Il 10 settembre 1845, scaduto il triennio del suo man­dato, suor Giovanna Colloredo rinunciò alla carica di supe­riora, rientrando chetamente, con i suoi modi gentili, la sua cultura e la sua esperienza, tra i ranghi delle maestre. Nel Natale dello stesso anno fu definitivamente costituita la congregazione di Udine: « autorizzate dall'Ordinario dio­cesano » quindici suore vestirono l'abito bruno, e lo stesso giorno, undici tra esse « senza obbligarsi ai voti, proposero fermamente di osservare con tutto l'impegno le tre virtù della povertà, castità ed obbedienza », sotto la protezione di s. Gaetano  Thiene, scelto come sommo amico di famiglia, in una cerimonia commovente per sem­plicità.

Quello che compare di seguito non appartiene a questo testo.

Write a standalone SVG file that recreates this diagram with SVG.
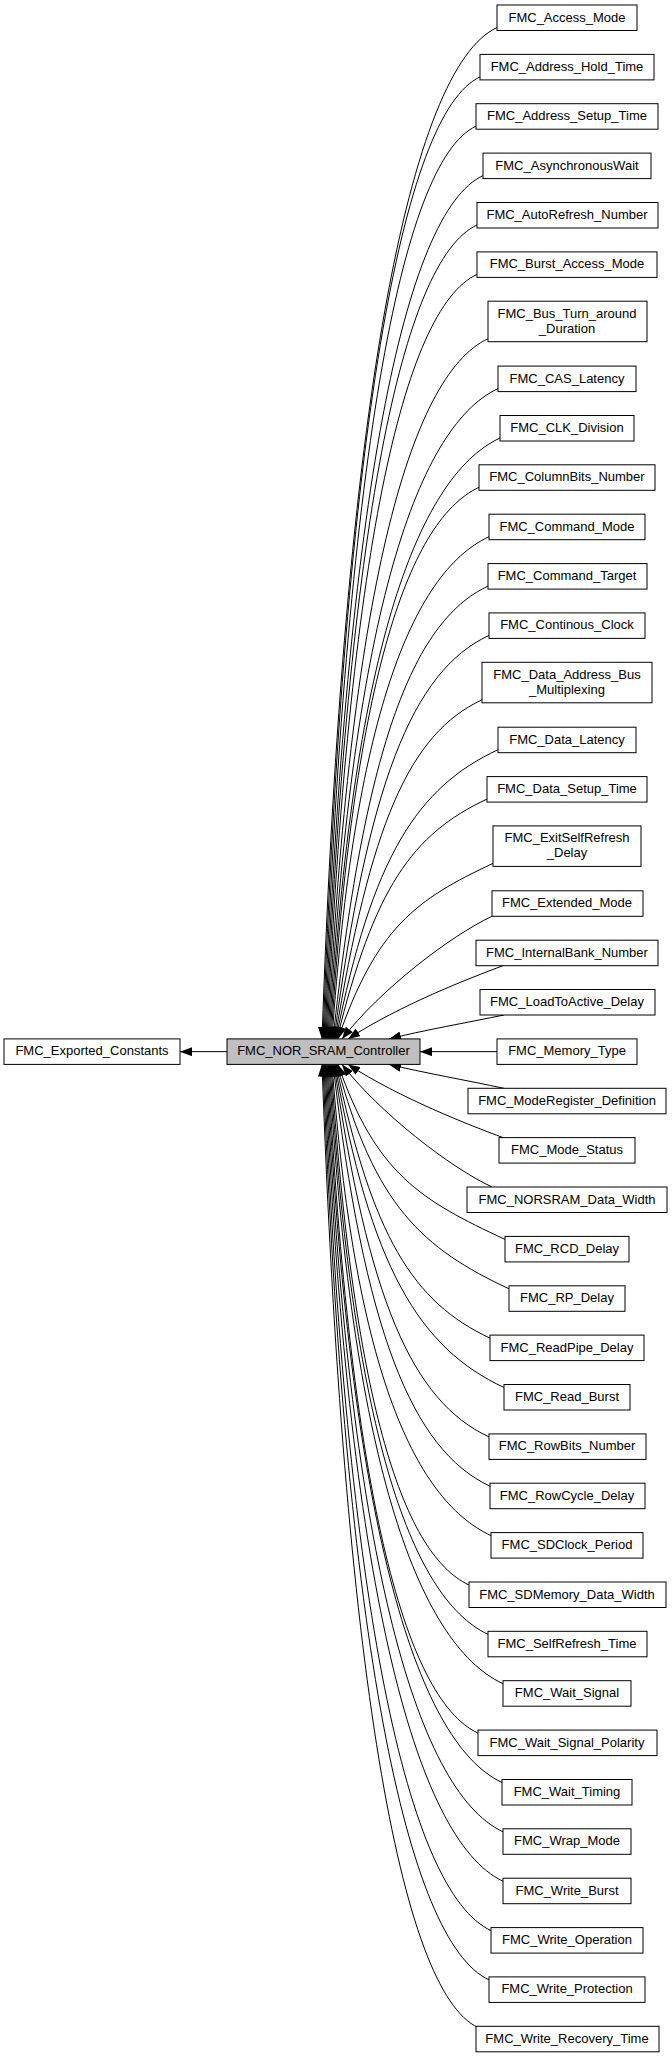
<svg xmlns="http://www.w3.org/2000/svg" width="672" height="2057" viewBox="0 0 672 2057">
<style>
rect{fill:#fff;stroke:#000;stroke-width:1}
rect.main{fill:#bfbfbf}
text{font-family:"Liberation Sans",Arial,sans-serif;font-size:13px;text-anchor:middle;fill:#000}
#edges path{fill:none;stroke:#000;stroke-width:1;marker-end:url(#ah)}
</style>
<defs>
<marker id="ah" viewBox="0 0 12 9" refX="12" refY="4.5" markerWidth="12" markerHeight="9" orient="auto" markerUnits="userSpaceOnUse"><path d="M0,0L12,4.5L0,9z" fill="#000"/></marker>
</defs>
<rect x="0" y="0" width="672" height="2057" style="fill:#fff;stroke:none"/>
<g id="edges">
<path d="M227,1051.65 L180,1051.65"/>
<path d="M497,27.5 C409.8,68.2 344,401.7 322,1038.9"/>
<path d="M480,76.9 C401.7,113.4 345,432.8 323,1038.9"/>
<path d="M476,126.2 C400.2,161.5 346,463.9 324,1038.9"/>
<path d="M483,175.6 C404.2,212.3 347,495 325,1038.9"/>
<path d="M477,225 C401.7,260.1 348,526.1 326,1038.9"/>
<path d="M477,274.4 C402.2,309.3 349,557.3 327,1038.9"/>
<path d="M488,338.7 C408.2,375.9 350,597.8 328,1038.9"/>
<path d="M498,388.6 C413.8,427.9 351,629.2 329,1038.9"/>
<path d="M500,438 C415.3,477.5 352,660.3 330,1038.9"/>
<path d="M479,487.3 C405.2,521.7 353,691.4 331,1038.9"/>
<path d="M489,536.7 C410.7,573.2 354,722.5 332,1038.9"/>
<path d="M488,586.1 C410.7,622.1 364,753.6 333,1038.9"/>
<path d="M489,635.4 C411.7,671.4 368,784.7 334,1038.9"/>
<path d="M482,699.8 C408.7,734 370,825.3 335,1038.9"/>
<path d="M498,749.7 C417.2,787.4 372,856.7 336,1038.9"/>
<path d="M487,799.1 C412.2,834 374,887.8 337,1038.9"/>
<path d="M493,863.4 C415.7,899.4 376,928.3 338,1038.9"/>
<path d="M492,916.3 C450,936 380,990 342,1038.9"/>
<path d="M503,965.7 C470,978 400,1005 348,1038.9"/>
<path d="M504,1015 C470,1022 420,1031 389,1038.9"/>
<path d="M497,1051.65 L420,1051.65"/>
<path d="M504,1088.3 C470,1081 420,1072 389,1064.4"/>
<path d="M503,1137.6 C470,1125.3 400,1098.3 348,1064.4"/>
<path d="M492,1187 C450,1167.3 380,1113.3 342,1064.4"/>
<path d="M505,1239.4 C421.8,1200.6 376,1174.6 338,1064.4"/>
<path d="M509,1288.8 C423.3,1248.8 374,1205.8 337,1064.4"/>
<path d="M490,1338.1 C413.2,1302.3 372,1236.8 336,1064.4"/>
<path d="M504,1387.5 C419.8,1348.2 370,1268 335,1064.4"/>
<path d="M489,1436.9 C411.7,1400.9 368,1299.1 334,1064.4"/>
<path d="M490,1486.2 C411.7,1449.7 364,1330.1 333,1064.4"/>
<path d="M491,1535.6 C411.7,1498.6 354,1361.3 332,1064.4"/>
<path d="M469,1585 C400.2,1552.9 353,1392.4 331,1064.4"/>
<path d="M488,1634.3 C409.2,1597.6 352,1423.4 330,1064.4"/>
<path d="M503,1683.7 C416.3,1643.3 351,1454.6 329,1064.4"/>
<path d="M478,1733.1 C403.2,1698.2 350,1485.7 328,1064.4"/>
<path d="M502,1782.5 C414.8,1741.8 349,1516.8 327,1064.4"/>
<path d="M503,1831.8 C414.8,1790.7 348,1547.9 326,1064.4"/>
<path d="M503,1881.2 C414.3,1839.8 347,1579 325,1064.4"/>
<path d="M491,1930.6 C407.8,1891.8 346,1610.1 324,1064.4"/>
<path d="M489,1979.9 C406.3,1941.3 345,1641.2 323,1064.4"/>
<path d="M478,2027.5 C400.2,1991.2 344,1671.2 322,1064.4"/>
</g>
<g id="n_exported"><rect x="4" y="1038.9" width="176" height="25.5"/><text x="92" y="1055.4">FMC_Exported_Constants</text></g>
<g id="n_main"><rect class="main" x="227" y="1038.9" width="193" height="25.5"/><text x="323.5" y="1055.4">FMC_NOR_SRAM_Controller</text></g>
<g id="n1"><rect x="497" y="5" width="140" height="25.5"/><text x="567" y="21.5">FMC_Access_Mode</text></g>
<g id="n2"><rect x="480" y="54.4" width="174" height="25.5"/><text x="567" y="70.9">FMC_Address_Hold_Time</text></g>
<g id="n3"><rect x="476" y="103.7" width="182" height="25.5"/><text x="567" y="120.2">FMC_Address_Setup_Time</text></g>
<g id="n4"><rect x="483" y="153.1" width="168" height="25.5"/><text x="567" y="169.6">FMC_AsynchronousWait</text></g>
<g id="n5"><rect x="477" y="202.5" width="181" height="25.5"/><text x="567" y="219">FMC_AutoRefresh_Number</text></g>
<g id="n6"><rect x="477" y="251.9" width="180" height="25.5"/><text x="567" y="268.4">FMC_Burst_Access_Mode</text></g>
<g id="n7"><rect x="488" y="301.2" width="159" height="40.5"/><text x="567" y="317.7">FMC_Bus_Turn_around</text><text x="567" y="332.7">_Duration</text></g>
<g id="n8"><rect x="498" y="366.1" width="138" height="25.5"/><text x="567" y="382.6">FMC_CAS_Latency</text></g>
<g id="n9"><rect x="500" y="415.5" width="134" height="25.5"/><text x="567" y="432">FMC_CLK_Division</text></g>
<g id="n10"><rect x="479" y="464.8" width="176" height="25.5"/><text x="567" y="481.3">FMC_ColumnBits_Number</text></g>
<g id="n11"><rect x="489" y="514.2" width="156" height="25.5"/><text x="567" y="530.7">FMC_Command_Mode</text></g>
<g id="n12"><rect x="488" y="563.6" width="159" height="25.5"/><text x="567" y="580.1">FMC_Command_Target</text></g>
<g id="n13"><rect x="489" y="612.9" width="156" height="25.5"/><text x="567" y="629.4">FMC_Continous_Clock</text></g>
<g id="n14"><rect x="482" y="662.3" width="170" height="40.5"/><text x="567" y="678.8">FMC_Data_Address_Bus</text><text x="567" y="693.8">_Multiplexing</text></g>
<g id="n15"><rect x="498" y="727.2" width="138" height="25.5"/><text x="567" y="743.7">FMC_Data_Latency</text></g>
<g id="n16"><rect x="487" y="776.6" width="160" height="25.5"/><text x="567" y="793.1">FMC_Data_Setup_Time</text></g>
<g id="n17"><rect x="493" y="825.9" width="148" height="40.5"/><text x="567" y="842.4">FMC_ExitSelfRefresh</text><text x="567" y="857.4">_Delay</text></g>
<g id="n18"><rect x="492" y="890.8" width="151" height="25.5"/><text x="567" y="907.3">FMC_Extended_Mode</text></g>
<g id="n19"><rect x="476" y="940.2" width="182" height="25.5"/><text x="567" y="956.7">FMC_InternalBank_Number</text></g>
<g id="n20"><rect x="480" y="989.5" width="175" height="25.5"/><text x="567" y="1006">FMC_LoadToActive_Delay</text></g>
<g id="n21"><rect x="497" y="1038.9" width="140" height="25.5"/><text x="567" y="1055.4">FMC_Memory_Type</text></g>
<g id="n22"><rect x="468" y="1088.3" width="198" height="25.5"/><text x="567" y="1104.8">FMC_ModeRegister_Definition</text></g>
<g id="n23"><rect x="499" y="1137.6" width="136" height="25.5"/><text x="567" y="1154.1">FMC_Mode_Status</text></g>
<g id="n24"><rect x="467" y="1187" width="200" height="25.5"/><text x="567" y="1203.5">FMC_NORSRAM_Data_Width</text></g>
<g id="n25"><rect x="505" y="1236.4" width="124" height="25.5"/><text x="567" y="1252.9">FMC_RCD_Delay</text></g>
<g id="n26"><rect x="509" y="1285.8" width="116" height="25.5"/><text x="567" y="1302.3">FMC_RP_Delay</text></g>
<g id="n27"><rect x="490" y="1335.1" width="154" height="25.5"/><text x="567" y="1351.6">FMC_ReadPipe_Delay</text></g>
<g id="n28"><rect x="504" y="1384.5" width="126" height="25.5"/><text x="567" y="1401">FMC_Read_Burst</text></g>
<g id="n29"><rect x="489" y="1433.9" width="157" height="25.5"/><text x="567" y="1450.4">FMC_RowBits_Number</text></g>
<g id="n30"><rect x="490" y="1483.2" width="155" height="25.5"/><text x="567" y="1499.7">FMC_RowCycle_Delay</text></g>
<g id="n31"><rect x="491" y="1532.6" width="152" height="25.5"/><text x="567" y="1549.1">FMC_SDClock_Period</text></g>
<g id="n32"><rect x="469" y="1582" width="197" height="25.5"/><text x="567" y="1598.5">FMC_SDMemory_Data_Width</text></g>
<g id="n33"><rect x="488" y="1631.3" width="159" height="25.5"/><text x="567" y="1647.8">FMC_SelfRefresh_Time</text></g>
<g id="n34"><rect x="503" y="1680.7" width="128" height="25.5"/><text x="567" y="1697.2">FMC_Wait_Signal</text></g>
<g id="n35"><rect x="478" y="1730.1" width="179" height="25.5"/><text x="567" y="1746.6">FMC_Wait_Signal_Polarity</text></g>
<g id="n36"><rect x="502" y="1779.5" width="130" height="25.5"/><text x="567" y="1796">FMC_Wait_Timing</text></g>
<g id="n37"><rect x="503" y="1828.8" width="128" height="25.5"/><text x="567" y="1845.3">FMC_Wrap_Mode</text></g>
<g id="n38"><rect x="503" y="1878.2" width="128" height="25.5"/><text x="567" y="1894.7">FMC_Write_Burst</text></g>
<g id="n39"><rect x="491" y="1927.6" width="152" height="25.5"/><text x="567" y="1944.1">FMC_Write_Operation</text></g>
<g id="n40"><rect x="489" y="1976.9" width="156" height="25.5"/><text x="567" y="1993.4">FMC_Write_Protection</text></g>
<g id="n41"><rect x="476" y="2026.3" width="183" height="25.5"/><text x="567" y="2042.8">FMC_Write_Recovery_Time</text></g>
</svg>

Dall'1 febbraio 1837 al 25 dicembre 1845 il travaglio delle suore di s. Gaetano si era sviluppato lentissimo: la loro vocazione era stata provata, purificata nel crogiuolo di circostanze penose e contraddittorie, ed aveva ormai una cristallina trasparenza: rassodato dalle incertezze dell'itine­rario compiuto, il « sì » delle religiose era un completo atto di distacco spirituale e di abbandono al disegno che il Padre aveva predisposto per loro.